The Model 1919 is essentially a somewhat more compact version of the 1914, returning as Star does many times over the decades to their roots as a maker o pocket pistols. The "police" designation for compact pistols, or compact versions of existing arms, has been common throughout Europe until the past decade or so. They were also of generally very low power; this would have been a completely typical police pistol of the era, but I have no idea if any were actually used by any police forces.

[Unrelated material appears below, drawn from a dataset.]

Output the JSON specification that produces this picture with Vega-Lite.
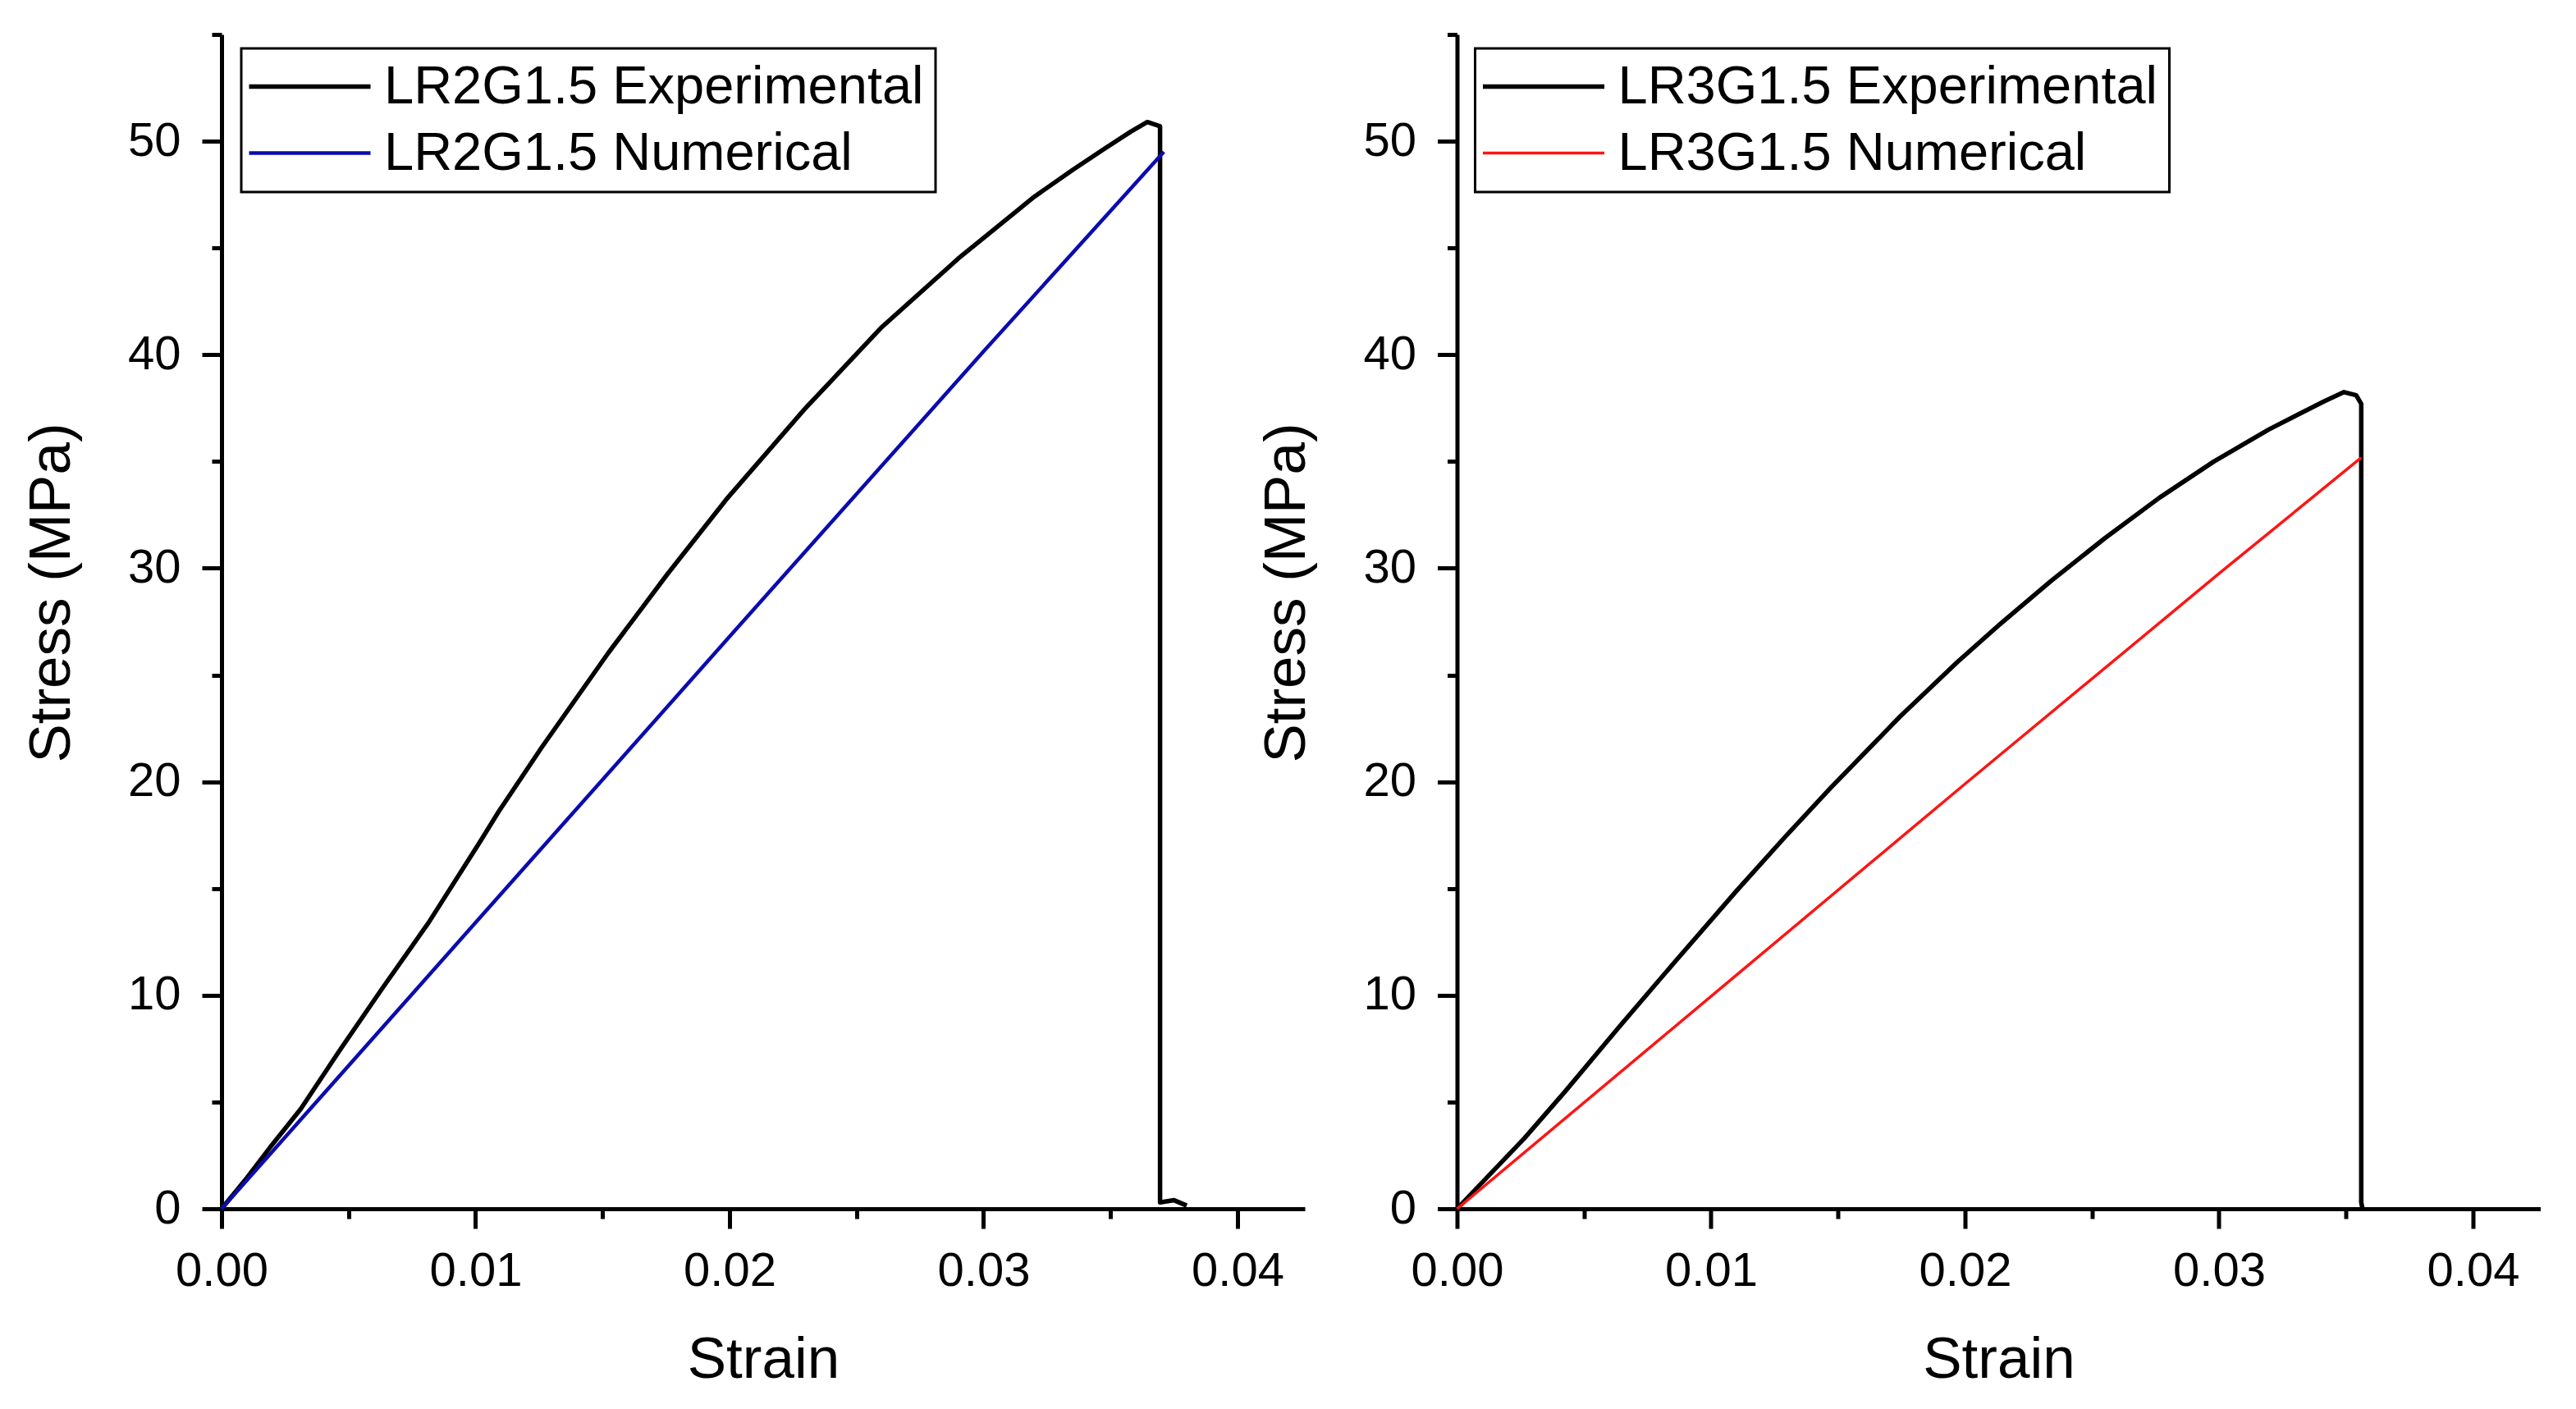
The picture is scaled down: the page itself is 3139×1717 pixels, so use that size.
{
  "$schema": "https://vega.github.io/schema/vega-lite/v6.json",
  "background": "white",
  "padding": {"left": 27, "top": 13, "right": 40, "bottom": 17},
  "config": {
    "font": "Liberation Sans",
    "view": {"stroke": null},
    "axis": {
      "grid": false,
      "domainColor": "black",
      "domainWidth": 5,
      "tickColor": "black",
      "tickWidth": 5,
      "labelColor": "black",
      "titleColor": "black",
      "labelFont": "Liberation Sans",
      "titleFont": "Liberation Sans",
      "labelFontSize": 58,
      "titleFontSize": 71,
      "titleFontWeight": "normal",
      "labelOverlap": false,
      "labelFlush": false
    },
    "legend": {"strokeWidth": 3}
  },
  "datasets": {
    "curves": [
      {"p": "L", "s": "LR2G1.5 Experimental", "i": 0, "x": 0, "y": 0},
      {"p": "L", "s": "LR2G1.5 Experimental", "i": 1, "x": 0.001, "y": 1.45},
      {"p": "L", "s": "LR2G1.5 Experimental", "i": 2, "x": 0.0019, "y": 2.86},
      {"p": "L", "s": "LR2G1.5 Experimental", "i": 3, "x": 0.00312, "y": 4.68},
      {"p": "L", "s": "LR2G1.5 Experimental", "i": 4, "x": 0.00464, "y": 7.4},
      {"p": "L", "s": "LR2G1.5 Experimental", "i": 5, "x": 0.00632, "y": 10.31},
      {"p": "L", "s": "LR2G1.5 Experimental", "i": 6, "x": 0.00815, "y": 13.4},
      {"p": "L", "s": "LR2G1.5 Experimental", "i": 7, "x": 0.01013, "y": 17.1},
      {"p": "L", "s": "LR2G1.5 Experimental", "i": 8, "x": 0.01091, "y": 18.6},
      {"p": "L", "s": "LR2G1.5 Experimental", "i": 9, "x": 0.01261, "y": 21.62},
      {"p": "L", "s": "LR2G1.5 Experimental", "i": 10, "x": 0.01523, "y": 26.04},
      {"p": "L", "s": "LR2G1.5 Experimental", "i": 11, "x": 0.01755, "y": 29.72},
      {"p": "L", "s": "LR2G1.5 Experimental", "i": 12, "x": 0.01987, "y": 33.22},
      {"p": "L", "s": "LR2G1.5 Experimental", "i": 13, "x": 0.02296, "y": 37.46},
      {"p": "L", "s": "LR2G1.5 Experimental", "i": 14, "x": 0.026, "y": 41.3},
      {"p": "L", "s": "LR2G1.5 Experimental", "i": 15, "x": 0.029, "y": 44.5},
      {"p": "L", "s": "LR2G1.5 Experimental", "i": 16, "x": 0.032, "y": 47.4},
      {"p": "L", "s": "LR2G1.5 Experimental", "i": 17, "x": 0.0335, "y": 48.65},
      {"p": "L", "s": "LR2G1.5 Experimental", "i": 18, "x": 0.0347, "y": 49.6},
      {"p": "L", "s": "LR2G1.5 Experimental", "i": 19, "x": 0.0358, "y": 50.45},
      {"p": "L", "s": "LR2G1.5 Experimental", "i": 20, "x": 0.03645, "y": 50.9},
      {"p": "L", "s": "LR2G1.5 Experimental", "i": 21, "x": 0.03695, "y": 50.7},
      {"p": "L", "s": "LR2G1.5 Experimental", "i": 22, "x": 0.03695, "y": 0.3},
      {"p": "L", "s": "LR2G1.5 Experimental", "i": 23, "x": 0.0375, "y": 0.4},
      {"p": "L", "s": "LR2G1.5 Experimental", "i": 24, "x": 0.038, "y": 0.15},
      {"p": "L", "s": "LR2G1.5 Numerical", "i": 0, "x": 0, "y": 0},
      {"p": "L", "s": "LR2G1.5 Numerical", "i": 1, "x": 0.01, "y": 13.4},
      {"p": "L", "s": "LR2G1.5 Numerical", "i": 2, "x": 0.02, "y": 26.8},
      {"p": "L", "s": "LR2G1.5 Numerical", "i": 3, "x": 0.03, "y": 40.15},
      {"p": "L", "s": "LR2G1.5 Numerical", "i": 4, "x": 0.0371, "y": 49.5},
      {"p": "R", "s": "LR3G1.5 Experimental", "i": 0, "x": 0, "y": 0},
      {"p": "R", "s": "LR3G1.5 Experimental", "i": 1, "x": 0.00265, "y": 3.3},
      {"p": "R", "s": "LR3G1.5 Experimental", "i": 2, "x": 0.00426, "y": 5.5},
      {"p": "R", "s": "LR3G1.5 Experimental", "i": 3, "x": 0.00651, "y": 8.7},
      {"p": "R", "s": "LR3G1.5 Experimental", "i": 4, "x": 0.0086, "y": 11.6},
      {"p": "R", "s": "LR3G1.5 Experimental", "i": 5, "x": 0.01101, "y": 14.9},
      {"p": "R", "s": "LR3G1.5 Experimental", "i": 6, "x": 0.01294, "y": 17.45},
      {"p": "R", "s": "LR3G1.5 Experimental", "i": 7, "x": 0.0147, "y": 19.7},
      {"p": "R", "s": "LR3G1.5 Experimental", "i": 8, "x": 0.01744, "y": 23.05},
      {"p": "R", "s": "LR3G1.5 Experimental", "i": 9, "x": 0.01969, "y": 25.6},
      {"p": "R", "s": "LR3G1.5 Experimental", "i": 10, "x": 0.0213, "y": 27.3},
      {"p": "R", "s": "LR3G1.5 Experimental", "i": 11, "x": 0.02338, "y": 29.4},
      {"p": "R", "s": "LR3G1.5 Experimental", "i": 12, "x": 0.0255, "y": 31.4},
      {"p": "R", "s": "LR3G1.5 Experimental", "i": 13, "x": 0.02765, "y": 33.3},
      {"p": "R", "s": "LR3G1.5 Experimental", "i": 14, "x": 0.0298, "y": 35.0},
      {"p": "R", "s": "LR3G1.5 Experimental", "i": 15, "x": 0.03196, "y": 36.5},
      {"p": "R", "s": "LR3G1.5 Experimental", "i": 16, "x": 0.03411, "y": 37.8},
      {"p": "R", "s": "LR3G1.5 Experimental", "i": 17, "x": 0.03492, "y": 38.25},
      {"p": "R", "s": "LR3G1.5 Experimental", "i": 18, "x": 0.0354, "y": 38.1},
      {"p": "R", "s": "LR3G1.5 Experimental", "i": 19, "x": 0.0356, "y": 37.7},
      {"p": "R", "s": "LR3G1.5 Experimental", "i": 20, "x": 0.0356, "y": 0.3},
      {"p": "R", "s": "LR3G1.5 Experimental", "i": 21, "x": 0.03565, "y": 0},
      {"p": "R", "s": "LR3G1.5 Numerical", "i": 0, "x": 0, "y": 0},
      {"p": "R", "s": "LR3G1.5 Numerical", "i": 1, "x": 0.01, "y": 9.95},
      {"p": "R", "s": "LR3G1.5 Numerical", "i": 2, "x": 0.02, "y": 19.9},
      {"p": "R", "s": "LR3G1.5 Numerical", "i": 3, "x": 0.03, "y": 29.75},
      {"p": "R", "s": "LR3G1.5 Numerical", "i": 4, "x": 0.0356, "y": 35.18}
    ]
  },
  "spacing": 185.5,
  "bounds": "flush",
  "resolve": {
    "scale": {"color": "independent", "strokeWidth": "independent"},
    "legend": {"color": "independent"}
  },
  "hconcat": [
    {
      "width": 1320,
      "height": 1431,
      "data": {"name": "curves"},
      "transform": [{"filter": "datum.p === 'L'"}],
      "mark": {"type": "line", "strokeJoin": "round"},
      "encoding": {
        "x": {
          "field": "x",
          "type": "quantitative",
          "scale": {"domain": [0, 0.04265], "nice": false, "zero": false},
          "axis": {
            "title": "Strain",
            "values": [0, 0.005, 0.01, 0.015, 0.02, 0.025, 0.03, 0.035, 0.04],
            "format": ".2f",
            "labelExpr": "round(datum.value * 1000) % 10 === 0 ? datum.label : ''",
            "tickSize": {"condition": {"test": "round(datum.value * 1000) % 10 === 0", "value": 24}, "value": 12},
            "labelPadding": 23,
            "titlePadding": 44
          }
        },
        "y": {
          "field": "y",
          "type": "quantitative",
          "scale": {"domain": [0, 55], "nice": false},
          "axis": {
            "title": "Stress (MPa)",
            "values": [0, 5, 10, 15, 20, 25, 30, 35, 40, 45, 50, 55],
            "format": "d",
            "labelExpr": "datum.value % 10 === 0 ? datum.label : ''",
            "tickSize": {"condition": {"test": "datum.value % 10 === 0", "value": 24}, "value": 12},
            "labelPadding": 26,
            "titlePadding": 56,
            "titleY": 680
          }
        },
        "color": {
          "field": "s",
          "type": "nominal",
          "scale": {"domain": ["LR2G1.5 Experimental", "LR2G1.5 Numerical"], "range": ["black", "#0b0bb0"]},
          "legend": {
            "orient": "none",
            "legendX": 24,
            "legendY": 17,
            "title": null,
            "symbolType": "M-2.96,0H2.96",
            "symbolSize": 2500,
            "symbolStrokeWidth": 5,
            "symbolOffset": 37,
            "labelOffset": 58,
            "labelFontSize": 65,
            "labelFont": "Liberation Sans",
            "labelColor": "black",
            "labelLimit": 2000,
            "padding": 14,
            "rowPadding": 15,
            "strokeColor": "black",
            "fillColor": "white"
          }
        },
        "strokeWidth": {
          "field": "s",
          "type": "nominal",
          "scale": {"domain": ["LR2G1.5 Experimental", "LR2G1.5 Numerical"], "range": [5.5, 4.5]},
          "legend": null
        },
        "order": {"field": "i", "type": "quantitative"}
      }
    },
    {
      "width": 1320,
      "height": 1431,
      "data": {"name": "curves"},
      "transform": [{"filter": "datum.p === 'R'"}],
      "mark": {"type": "line", "strokeJoin": "round"},
      "encoding": {
        "x": {
          "field": "x",
          "type": "quantitative",
          "scale": {"domain": [0, 0.04265], "nice": false, "zero": false},
          "axis": {
            "title": "Strain",
            "values": [0, 0.005, 0.01, 0.015, 0.02, 0.025, 0.03, 0.035, 0.04],
            "format": ".2f",
            "labelExpr": "round(datum.value * 1000) % 10 === 0 ? datum.label : ''",
            "tickSize": {"condition": {"test": "round(datum.value * 1000) % 10 === 0", "value": 24}, "value": 12},
            "labelPadding": 23,
            "titlePadding": 44
          }
        },
        "y": {
          "field": "y",
          "type": "quantitative",
          "scale": {"domain": [0, 55], "nice": false},
          "axis": {
            "title": "Stress (MPa)",
            "values": [0, 5, 10, 15, 20, 25, 30, 35, 40, 45, 50, 55],
            "format": "d",
            "labelExpr": "datum.value % 10 === 0 ? datum.label : ''",
            "tickSize": {"condition": {"test": "datum.value % 10 === 0", "value": 24}, "value": 12},
            "labelPadding": 26,
            "titlePadding": 56,
            "titleY": 680
          }
        },
        "color": {
          "field": "s",
          "type": "nominal",
          "scale": {"domain": ["LR3G1.5 Experimental", "LR3G1.5 Numerical"], "range": ["black", "#ff1414"]},
          "legend": {
            "orient": "none",
            "legendX": 22,
            "legendY": 17,
            "title": null,
            "symbolType": "M-2.96,0H2.96",
            "symbolSize": 2500,
            "symbolStrokeWidth": 5,
            "symbolOffset": 37,
            "labelOffset": 58,
            "labelFontSize": 65,
            "labelFont": "Liberation Sans",
            "labelColor": "black",
            "labelLimit": 2000,
            "padding": 14,
            "rowPadding": 15,
            "strokeColor": "black",
            "fillColor": "white"
          }
        },
        "strokeWidth": {
          "field": "s",
          "type": "nominal",
          "scale": {"domain": ["LR3G1.5 Experimental", "LR3G1.5 Numerical"], "range": [5.5, 3.5]},
          "legend": null
        },
        "order": {"field": "i", "type": "quantitative"}
      }
    }
  ]
}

These were sold commercially, and achieved some measure of success in Spain. They became somewhat notorious for their use by radical union activists and anarchists ("sindicalists"). A story – possibly apocryphal – associated with this pistol the method of carry by these radicals: The pistol would be secured to a length of string, tied to the user's beltline and passing through a trouser pocket whose bottom was cut away. The pistol would be carried about ankle height, evading casual inspection by the police, but could supposedly be retrieved by pulling on the string to bring it back up to waist level.

A Model 1919 pistol in .380 - Click for a larger view

It is not clear to me in which calibers this particular pistol was made. While many refer to it in .32 ACP (7.65 mm) this seems to be confusing the 1919 with the preceeding series. Others only refer to .25 ACP (6.35 mm) but the pistol shown here is distinctly a model 1919, and is clearly marked as a .380 ACP (9mm Browning Short, et. al.)

The markings on this particular pistol are also interesting. Aside from the .380 being relatively rare (and unheard of in police use compared to the .32) is should always in this era have been referred to by one of its "9 mm" designations. The .380 mark on the slide indicates it may have been for export sales (to the US?) or for some specific contract.


A model 1920 pistol

Similar to the 1914 & 1919, made in both in .25 and .32 ACP calibers, and with at least two barrel lengths. It is also likely that some of the pistols identified as model 1919s, as above, are actually simply short barreled 1920 pistols.

Star trade name and line-logo mark on a Model 1920 pistol

Note that this pistol is distinctly labeled "Star" and even has the distinctive radial line star logo used for small area stamping until the end.


A model only produced in .32 caliber. I have no further definitive details as yet, but presume it to be of the same general configuration as other pistols on this page, due to the time period. It may simply be an additional barrel length or caliber offered over the 1919 or 1920 pistols, but this is pure speculation as yet.


Despite significantly overlapping the change in direction to 1911-style pistols, this is still a simple modification of the Mannlicher-derived 1914 pistol. However, it makes some changes to support to ergonomic style of the modern pistols, such as moving the safety to the conventional thumb-actuated position, instead of behind the trigger. Perhaps this is what the improved model 1914 for the French contract would have been, and the direction Star might have moved if not for the end of the war.